The use of WDM-PON enables service providers to increase capacity on a per-customer basis, Transmode adds.
Transmode expects customer trials of the new self-tuning iWDM-PON options to begin at the start of 2012, with network deployments planned in the middle of 2012.
France-based optical systems vendor Ekinops has unveiled its plans to support 100-Gbps transmission requirements. The company’s initial plans focus on a “pizza box” platform that can operate as either a muxponder or transponder.
According to Rob Adams, vice president of product marketing/product line management at Ekinops, the new platform will leverage OIF-standard dual-polarization quadrature phase-shift keying (DP-QPSK) with coherent detection when it becomes commercially available later this year. However, since metro applications are among the company’s targets, Adams says that the ability to accommodate other, potentially more economical modulation formats is in the company’s plans and could be rolled out sometime next year.

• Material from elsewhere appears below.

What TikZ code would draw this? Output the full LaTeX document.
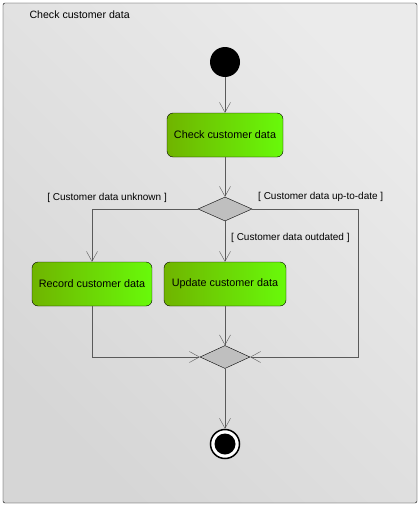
\documentclass[tikz,border=0pt]{standalone}
\usepackage{fontspec}
\setmainfont{Liberation Sans}
\usetikzlibrary{shapes.geometric,arrows.meta}
\definecolor{leafdark}{RGB}{112,180,0}
\definecolor{leaflight}{RGB}{104,250,10}
\definecolor{edgegray}{RGB}{90,90,90}
\begin{document}
\begin{tikzpicture}[x=1pt,y=-1pt,font=\fontsize{10}{12}\selectfont,
  action/.style={draw,rounded corners=6,left color=leafdark,right color=leaflight,
    minimum height=44,inner sep=0,font=\fontsize{10.8}{12}\selectfont},
  choice/.style={diamond,draw,fill=black!25,inner sep=0,aspect=2.2},
  flow/.style={draw=edgegray,-{Straight Barb[length=10,width=11]}},
  guard/.style={inner sep=0}]
\useasboundingbox (0,0) rectangle (420,506);
\draw[rounded corners=2,left color=black!16,right color=black!8,shading angle=135] (3,3) rectangle (417,503);
\node[anchor=west,font=\fontsize{10.6}{12}\selectfont] (title) at (26,15) {Check customer data};
\node[circle,fill=black,minimum size=30,inner sep=0] (start) at (225,62) {};
\node[action,minimum width=116] (check) at (225,135) {Check customer data};
\node[choice,minimum width=54,minimum height=24] (decide) at (225,209) {};
\node[action,minimum width=120] (record) at (92,284) {Record customer data};
\node[action,minimum width=122] (update) at (225,284) {Update customer data};
\node[choice,minimum width=50,minimum height=23] (merge) at (225,357) {};
\node[circle,draw,line width=1.5,fill=white,minimum size=29,inner sep=0] (final) at (225,444) {};
\fill (final.center) circle[radius=10.5pt];
\coordinate (turn) at (358,209);
% guards
\node[guard,anchor=east] (unknown) at (167,198) {[ Customer data unknown ]};
\node[guard,anchor=west] (uptodate) at (258,197) {[ Customer data up-to-date ]};
\node[guard,anchor=west] (outdated) at (231,238) {[ Customer data outdated ]};
% transitions
\draw[flow] (start) -- (check);
\draw[flow] (check) -- (decide);
\draw[flow] (decide.west) -| (record.north);
\draw[flow] (decide) -- (update);
\draw[flow] (decide.east) -- (turn) |- (merge.east);
\draw[flow] (record.south) |- (merge.west);
\draw[flow] (update) -- (merge);
\draw[flow] (merge) -- (final);
\end{tikzpicture}
\end{document}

The 1RU system, part of the Ekinops 360 family, leverages the T-Chip technology the company has used in other platforms. The programmability of the T-Chip enables the system to be upgraded in the field and converted from a muxponder to a transponder (or vice versa) as requirements change, Adams says. The T-Chip also applies Ekinops’s proprietary DynaFEC forward error correction (FEC), which Adams says will complement and extend the capabilities of common hard-decision and soft-decision FEC approaches.
For muxponder applications, the system will support a variety of interfaces, with 8G Fibre Channel most likely the lowest-rate interface that the company will target initially, Adams expects. However, it will offer the ability to support 12 SFP+ ports to enable aggregation of streams of lower than 10 Gbps.
The pizza-box approach reflects Ekinops’s belief that 100-Gbps requirements will remain at low volumes for the near term. However, the company also has a chassis-based approach that it plans to offer by the middle of next year, according to Adams.